— Exercise requirements —
No pictures go into the copy. Write out exactly the lines below from the one containing "Convert this chart to matplotlib code." through the one containing "ax.spines[s].set_linewidth(1.4)".

— The records —
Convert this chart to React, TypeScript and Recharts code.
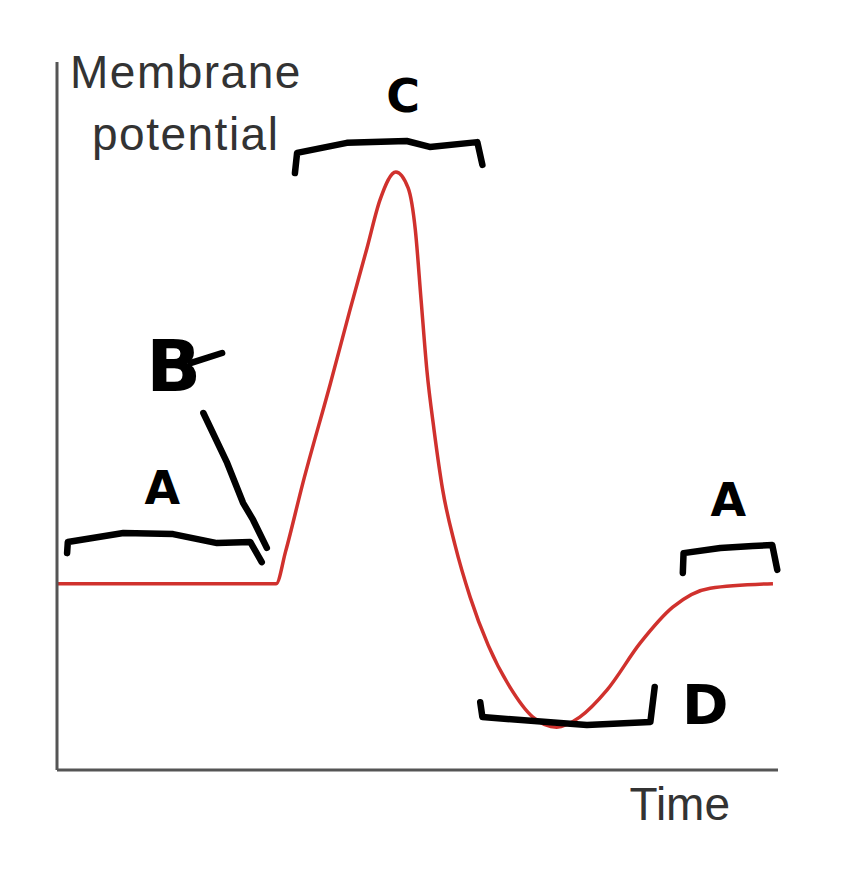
import { LineChart, Line, XAxis, YAxis, ReferenceDot } from "recharts";

// time in ms, membrane potential in mV
const spikeTime = [0, 3.04, 3.17, 3.41, 3.79, 4.06, 4.3, 4.48, 4.7, 4.87, 4.97, 5.05, 5.13, 5.23, 5.35, 5.52, 5.73, 5.98, 6.28, 6.6, 6.93, 7.25, 7.63, 8.09, 8.54, 9.06, 9.93];
const spikeMv = [-70, -70, -61.4, -43, -16.4, 3.2, 20.1, 33, 40.5, 36.2, 24.9, 6.1, -12.7, -28.8, -44.9, -59.6, -73.6, -86.5, -97.7, -105.8, -108.5, -105.8, -98.5, -85.9, -76.3, -71.2, -70];

// hand drawn brackets
const bracketA1T = [0.14, 0.15, 0.92, 1.61, 2.22, 2.68, 2.84];
const bracketA1V = [-61.8, -58.8, -56.4, -56.7, -59.1, -58.8, -64.2];
const strokeBT = [2.03, 2.36, 2.58, 2.72, 2.91];
const strokeBV = [-24.2, -37.6, -48.3, -52.9, -60.4];
const tailBT = [1.85, 2.29];
const tailBV = [-10.8, -8.1];
const bracketCT = [3.3, 3.33, 4.02, 4.85, 5.17, 5.83, 5.9];
const bracketCV = [40.2, 45.6, 48.3, 48.8, 47.2, 48.5, 42.4];
const bracketDT = [5.87, 5.9, 6.98, 7.35, 8.23, 8.29];
const bracketDV = [-101.8, -105.8, -107.4, -107.9, -107.1, -97.7];
const bracketA2T = [8.68, 8.69, 9.2, 9.65, 9.92, 9.99];
const bracketA2V = [-67.1, -61.8, -60.4, -59.9, -59.6, -66.3];

const letters = ["C", "B", "A", "A", "D"];
const letterT = [4.8, 1.62, 1.46, 9.31, 8.99];
const letterV = [61.1, -11.3, -44.3, -47.5, -102.3];
const letterSize = [46, 72, 46, 46, 56];

const toRows = (ts: number[], vs: number[]) => ts.map((t, i) => ({ t, v: vs[i] }));

const spike = toRows(spikeTime, spikeMv);
const strokes = [
  toRows(bracketA1T, bracketA1V),
  toRows(strokeBT, strokeBV),
  toRows(tailBT, tailBV),
  toRows(bracketCT, bracketCV),
  toRows(bracketDT, bracketDV),
  toRows(bracketA2T, bracketA2V),
];

const axisFont = "'Liberation Sans', Arial, sans-serif";

export default function App() {
  return (
    <div style={{ position: "absolute", left: 0, top: 0, background: "#fff" }}>
      <LineChart width={868} height={869} data={spike} margin={{ top: 62, right: 90, left: 56, bottom: 98 }}>
        <XAxis
          type="number"
          dataKey="t"
          domain={[0, 10]}
          height={1}
          tick={false}
          tickLine={false}
          axisLine={{ stroke: "#555", strokeWidth: 3 }}
          label={{
            content: (p: any) => {
              const vb = p.viewBox || { x: 57, y: 770, width: 721 };
              return (
                <text x={vb.x + vb.width - 48} y={vb.y + 50} textAnchor="end" fontSize={46} fontFamily={axisFont} fill="#333">
                  Time
                </text>
              );
            },
          }}
        />
        <YAxis
          type="number"
          dataKey="v"
          domain={[-120, 70]}
          width={1}
          tick={false}
          tickLine={false}
          axisLine={{ stroke: "#555", strokeWidth: 3 }}
          label={{
            content: (p: any) => {
              const vb = p.viewBox || { x: 56, y: 62, width: 1 };
              return (
                <g fontSize={46} fontFamily={axisFont} fill="#333" letterSpacing={1.5}>
                  <text x={vb.x + vb.width + 13} y={vb.y + 26}>Membrane</text>
                  <text x={vb.x + vb.width + 35} y={vb.y + 88}>potential</text>
                </g>
              );
            },
          }}
        />
        <Line
          dataKey="v"
          type="monotone"
          stroke="#d0312d"
          strokeWidth={3.5}
          dot={false}
          isAnimationActive={false}
        />
        {strokes.map((d, i) => (
          <Line
            key={i}
            data={d}
            dataKey="v"
            type="linear"
            stroke="#000"
            strokeWidth={6.5}
            strokeLinecap="round"
            strokeLinejoin="round"
            dot={false}
            activeDot={false}
            isAnimationActive={false}
          />
        ))}
        {letters.map((s, i) => (
          <ReferenceDot
            key={"l" + i}
            x={letterT[i]}
            y={letterV[i]}
            r={0}
            shape={(p: any) => (
              <text
                x={p.cx}
                y={p.cy + letterSize[i] * 0.36}
                textAnchor="middle"
                fontSize={letterSize[i]}
                fontWeight="bold"
                fontFamily="'DejaVu Sans', sans-serif"
                fill="#000"
              >
                {s}
              </text>
            )}
          />
        ))}
      </LineChart>
    </div>
  );
}
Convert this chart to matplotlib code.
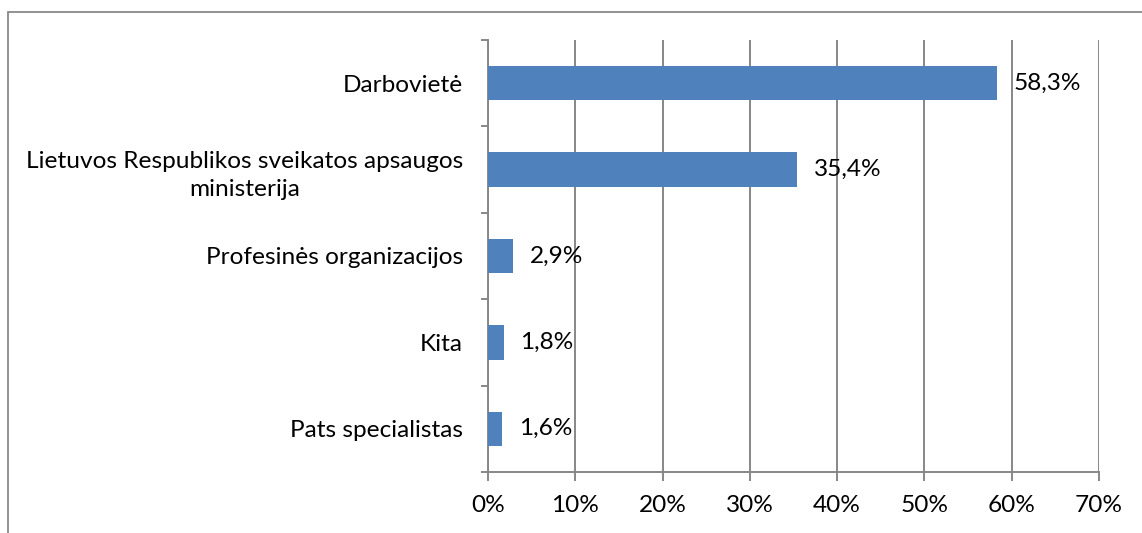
import matplotlib.pyplot as plt
from matplotlib.patches import Rectangle
from matplotlib.ticker import FixedLocator, PercentFormatter

plt.rcParams['font.family'] = ['Lato', 'DejaVu Sans']

# data (top to bottom)
categories = ['Darbovietė', 'Lietuvos Respublikos sveikatos apsaugos\nministerija',
              'Profesinės organizacijos', 'Kita', 'Pats specialistas']
values = [58.3, 35.4, 2.9, 1.8, 1.6]
value_labels = ['58,3%', '35,4%', '2,9%', '1,8%', '1,6%']
x_ticks = [0, 10, 20, 30, 40, 50, 60, 70]

bar_color = '#4F81BD'
grid_color = '#878787'
fs = 17.6

fig = plt.figure(figsize=(11.42, 5.33), dpi=100)
ax = fig.add_axes([488 / 1142, 1 - 472 / 533, (1099 - 488) / 1142, (472 - 40) / 533])

# outer chart border (cut off at right and bottom)
fig.patches.append(Rectangle((7.5 / 1142, -0.2), 1.5, 1.2 - 11.5 / 533, transform=fig.transFigure,
                             fill=False, edgecolor='#898989', linewidth=1.3))

y = list(range(len(categories)))
ax.barh(y, values, height=0.4, color=bar_color, zorder=3)
for yi, v, lab in zip(y, values, value_labels):
    ax.text(v + 1.9, yi, lab, va='center', ha='left', fontsize=fs, color='black', zorder=4)

ax.set_xlim(0, 70)
ax.set_ylim(len(categories) - 0.5, -0.5)
ax.set_xticks(x_ticks)
ax.xaxis.set_major_formatter(PercentFormatter(decimals=0))
ax.set_yticks(y)
ax.set_yticklabels(categories, multialignment='center', linespacing=1.45)
ax.yaxis.set_minor_locator(FixedLocator([i - 0.5 for i in range(len(categories) + 1)]))

ax.grid(axis='x', color=grid_color, linewidth=1.4, zorder=0)
ax.set_axisbelow(True)
for s in ['top', 'right']:
    ax.spines[s].set_visible(False)
for s in ['left', 'bottom']:
    ax.spines[s].set_color(grid_color)
    ax.spines[s].set_linewidth(1.4)

ax.tick_params(axis='y', which='major', length=0, pad=18, labelsize=fs)
ax.tick_params(axis='y', which='minor', length=5, width=1.4, color=grid_color)
ax.tick_params(axis='x', length=6.5, width=1.4, color=grid_color, pad=10, labelsize=fs)

fig.savefig('out.png', dpi=100)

— Result of this exercise —
Convert this chart to matplotlib code.
import matplotlib.pyplot as plt
from matplotlib.patches import Rectangle
from matplotlib.ticker import FixedLocator, PercentFormatter

plt.rcParams['font.family'] = ['Lato', 'DejaVu Sans']

# data (top to bottom)
categories = ['Darbovietė', 'Lietuvos Respublikos sveikatos apsaugos\nministerija',
              'Profesinės organizacijos', 'Kita', 'Pats specialistas']
values = [58.3, 35.4, 2.9, 1.8, 1.6]
value_labels = ['58,3%', '35,4%', '2,9%', '1,8%', '1,6%']
x_ticks = [0, 10, 20, 30, 40, 50, 60, 70]

bar_color = '#4F81BD'
grid_color = '#878787'
fs = 17.6

fig = plt.figure(figsize=(11.42, 5.33), dpi=100)
ax = fig.add_axes([488 / 1142, 1 - 472 / 533, (1099 - 488) / 1142, (472 - 40) / 533])

# outer chart border (cut off at right and bottom)
fig.patches.append(Rectangle((7.5 / 1142, -0.2), 1.5, 1.2 - 11.5 / 533, transform=fig.transFigure,
                             fill=False, edgecolor='#898989', linewidth=1.3))

y = list(range(len(categories)))
ax.barh(y, values, height=0.4, color=bar_color, zorder=3)
for yi, v, lab in zip(y, values, value_labels):
    ax.text(v + 1.9, yi, lab, va='center', ha='left', fontsize=fs, color='black', zorder=4)

ax.set_xlim(0, 70)
ax.set_ylim(len(categories) - 0.5, -0.5)
ax.set_xticks(x_ticks)
ax.xaxis.set_major_formatter(PercentFormatter(decimals=0))
ax.set_yticks(y)
ax.set_yticklabels(categories, multialignment='center', linespacing=1.45)
ax.yaxis.set_minor_locator(FixedLocator([i - 0.5 for i in range(len(categories) + 1)]))

ax.grid(axis='x', color=grid_color, linewidth=1.4, zorder=0)
ax.set_axisbelow(True)
for s in ['top', 'right']:
    ax.spines[s].set_visible(False)
for s in ['left', 'bottom']:
    ax.spines[s].set_color(grid_color)
    ax.spines[s].set_linewidth(1.4)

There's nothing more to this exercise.